### [What the exercise asks]
Without the pictures, can you quote each line below exactly?

Code that draws figures:
———

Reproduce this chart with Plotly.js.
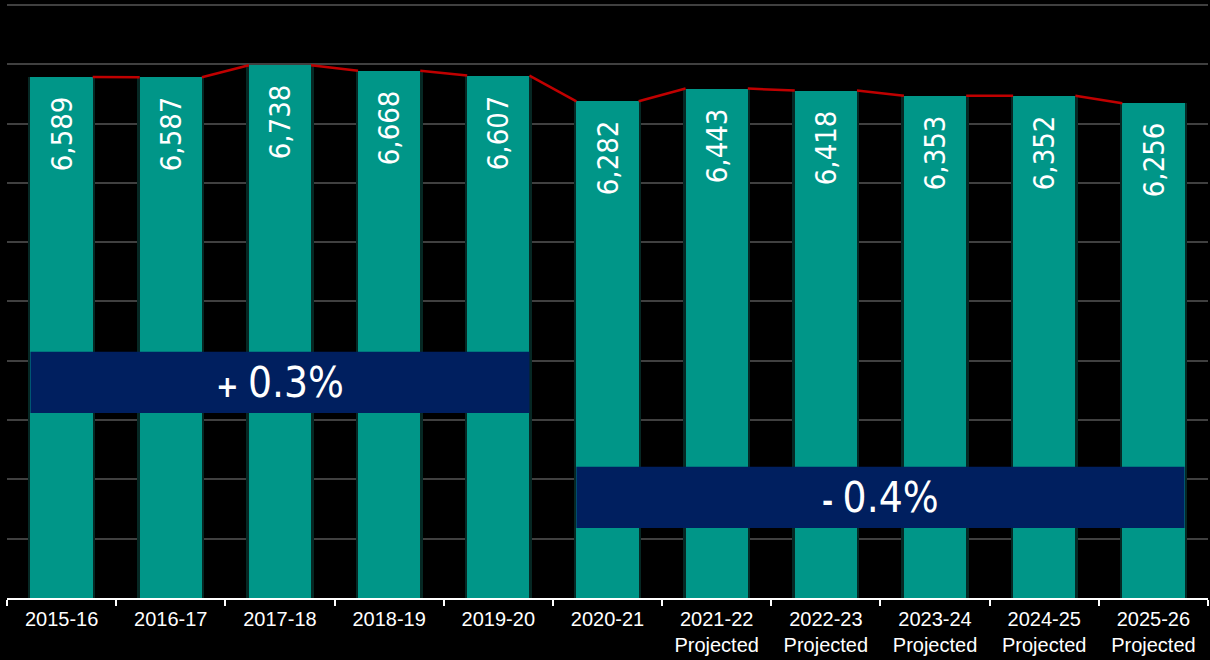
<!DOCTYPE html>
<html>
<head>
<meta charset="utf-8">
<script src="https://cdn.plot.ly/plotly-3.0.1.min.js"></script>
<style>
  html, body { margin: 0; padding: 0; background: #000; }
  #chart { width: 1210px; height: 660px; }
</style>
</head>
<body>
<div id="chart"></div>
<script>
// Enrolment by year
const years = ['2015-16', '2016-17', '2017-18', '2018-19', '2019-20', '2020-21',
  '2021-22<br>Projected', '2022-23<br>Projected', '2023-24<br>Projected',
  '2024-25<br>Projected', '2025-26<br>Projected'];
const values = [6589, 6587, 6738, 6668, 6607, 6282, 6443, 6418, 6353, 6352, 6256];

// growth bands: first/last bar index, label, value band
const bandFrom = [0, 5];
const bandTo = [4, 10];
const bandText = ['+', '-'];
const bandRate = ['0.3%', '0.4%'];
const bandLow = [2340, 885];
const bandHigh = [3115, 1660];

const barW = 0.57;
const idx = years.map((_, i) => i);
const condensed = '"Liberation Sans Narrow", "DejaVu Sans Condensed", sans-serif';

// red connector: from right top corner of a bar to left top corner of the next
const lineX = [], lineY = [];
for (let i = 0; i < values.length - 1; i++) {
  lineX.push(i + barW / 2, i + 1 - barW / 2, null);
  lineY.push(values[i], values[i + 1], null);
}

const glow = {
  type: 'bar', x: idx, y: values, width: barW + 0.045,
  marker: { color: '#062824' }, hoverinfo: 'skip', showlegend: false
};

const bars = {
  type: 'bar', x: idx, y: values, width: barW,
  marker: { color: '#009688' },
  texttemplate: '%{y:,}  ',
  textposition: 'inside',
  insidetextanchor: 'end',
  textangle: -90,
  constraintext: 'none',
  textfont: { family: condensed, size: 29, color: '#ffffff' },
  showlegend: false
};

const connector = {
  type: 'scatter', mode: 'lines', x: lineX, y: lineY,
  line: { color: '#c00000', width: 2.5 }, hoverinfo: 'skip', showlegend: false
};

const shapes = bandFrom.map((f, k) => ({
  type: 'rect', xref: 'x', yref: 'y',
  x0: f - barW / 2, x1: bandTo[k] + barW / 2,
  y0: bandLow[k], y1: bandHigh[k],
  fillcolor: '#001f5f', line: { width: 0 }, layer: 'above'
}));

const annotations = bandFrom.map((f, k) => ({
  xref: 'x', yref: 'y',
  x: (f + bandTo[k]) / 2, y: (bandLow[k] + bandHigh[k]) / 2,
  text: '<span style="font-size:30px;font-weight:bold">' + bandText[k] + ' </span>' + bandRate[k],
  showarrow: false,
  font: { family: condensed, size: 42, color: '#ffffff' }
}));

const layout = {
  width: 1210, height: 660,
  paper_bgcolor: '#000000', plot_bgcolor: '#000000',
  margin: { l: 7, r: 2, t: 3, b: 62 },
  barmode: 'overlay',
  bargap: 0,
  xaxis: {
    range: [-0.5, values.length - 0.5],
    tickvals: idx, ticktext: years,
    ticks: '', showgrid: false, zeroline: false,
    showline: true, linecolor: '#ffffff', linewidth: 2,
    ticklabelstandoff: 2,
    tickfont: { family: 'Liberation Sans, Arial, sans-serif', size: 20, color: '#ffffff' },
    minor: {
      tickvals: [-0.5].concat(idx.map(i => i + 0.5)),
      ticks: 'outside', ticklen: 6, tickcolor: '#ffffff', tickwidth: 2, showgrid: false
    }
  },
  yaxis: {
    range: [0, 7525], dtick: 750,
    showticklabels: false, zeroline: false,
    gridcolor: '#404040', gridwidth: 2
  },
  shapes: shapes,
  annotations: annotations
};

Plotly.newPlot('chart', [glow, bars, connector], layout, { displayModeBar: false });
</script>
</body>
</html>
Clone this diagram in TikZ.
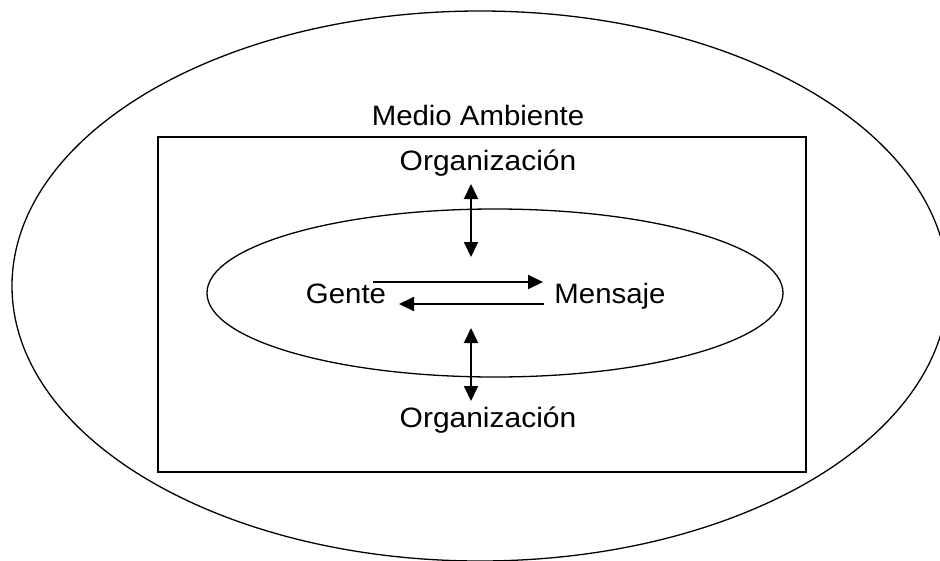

———

### [Result]
Reproduce this chart with Plotly.js.
<!DOCTYPE html>
<html>
<head>
<meta charset="utf-8">
<script src="https://cdn.plot.ly/plotly-3.0.1.min.js"></script>
<style>
  html, body { margin: 0; padding: 0; background: #000; }
  #chart { width: 1210px; height: 660px; }
</style>
</head>
<body>
<div id="chart"></div>
<script>
// Enrolment by year
const years = ['2015-16', '2016-17', '2017-18', '2018-19', '2019-20', '2020-21',
  '2021-22<br>Projected', '2022-23<br>Projected', '2023-24<br>Projected',
  '2024-25<br>Projected', '2025-26<br>Projected'];
const values = [6589, 6587, 6738, 6668, 6607, 6282, 6443, 6418, 6353, 6352, 6256];

// growth bands: first/last bar index, label, value band
const bandFrom = [0, 5];
const bandTo = [4, 10];
const bandText = ['+', '-'];
const bandRate = ['0.3%', '0.4%'];
const bandLow = [2340, 885];
const bandHigh = [3115, 1660];

const barW = 0.57;
const idx = years.map((_, i) => i);
const condensed = '"Liberation Sans Narrow", "DejaVu Sans Condensed", sans-serif';

// red connector: from right top corner of a bar to left top corner of the next
const lineX = [], lineY = [];
for (let i = 0; i < values.length - 1; i++) {
  lineX.push(i + barW / 2, i + 1 - barW / 2, null);
  lineY.push(values[i], values[i + 1], null);
}

const glow = {
  type: 'bar', x: idx, y: values, width: barW + 0.045,
  marker: { color: '#062824' }, hoverinfo: 'skip', showlegend: false
};

const bars = {
  type: 'bar', x: idx, y: values, width: barW,
  marker: { color: '#009688' },
  texttemplate: '%{y:,}  ',
  textposition: 'inside',
  insidetextanchor: 'end',
  textangle: -90,
  constraintext: 'none',
  textfont: { family: condensed, size: 29, color: '#ffffff' },
  showlegend: false
};

const connector = {
  type: 'scatter', mode: 'lines', x: lineX, y: lineY,
  line: { color: '#c00000', width: 2.5 }, hoverinfo: 'skip', showlegend: false
};

const shapes = bandFrom.map((f, k) => ({
  type: 'rect', xref: 'x', yref: 'y',
  x0: f - barW / 2, x1: bandTo[k] + barW / 2,
  y0: bandLow[k], y1: bandHigh[k],
  fillcolor: '#001f5f', line: { width: 0 }, layer: 'above'
}));

const annotations = bandFrom.map((f, k) => ({
  xref: 'x', yref: 'y',
  x: (f + bandTo[k]) / 2, y: (bandLow[k] + bandHigh[k]) / 2,
  text: '<span style="font-size:30px;font-weight:bold">' + bandText[k] + ' </span>' + bandRate[k],
  showarrow: false,
  font: { family: condensed, size: 42, color: '#ffffff' }
}));

const layout = {
  width: 1210, height: 660,
  paper_bgcolor: '#000000', plot_bgcolor: '#000000',
  margin: { l: 7, r: 2, t: 3, b: 62 },
  barmode: 'overlay',
  bargap: 0,
  xaxis: {
    range: [-0.5, values.length - 0.5],
    tickvals: idx, ticktext: years,
    ticks: '', showgrid: false, zeroline: false,
    showline: true, linecolor: '#ffffff', linewidth: 2,
    ticklabelstandoff: 2,
    tickfont: { family: 'Liberation Sans, Arial, sans-serif', size: 20, color: '#ffffff' },
    minor: {
      tickvals: [-0.5].concat(idx.map(i => i + 0.5)),
      ticks: 'outside', ticklen: 6, tickcolor: '#ffffff', tickwidth: 2, showgrid: false
    }
  },
  yaxis: {
    range: [0, 7525], dtick: 750,
    showticklabels: false, zeroline: false,
    gridcolor: '#404040', gridwidth: 2
  },
  shapes: shapes,
  annotations: annotations
};

Plotly.newPlot('chart', [glow, bars, connector], layout, { displayModeBar: false });
</script>
</body>
</html>
Clone this diagram in TikZ.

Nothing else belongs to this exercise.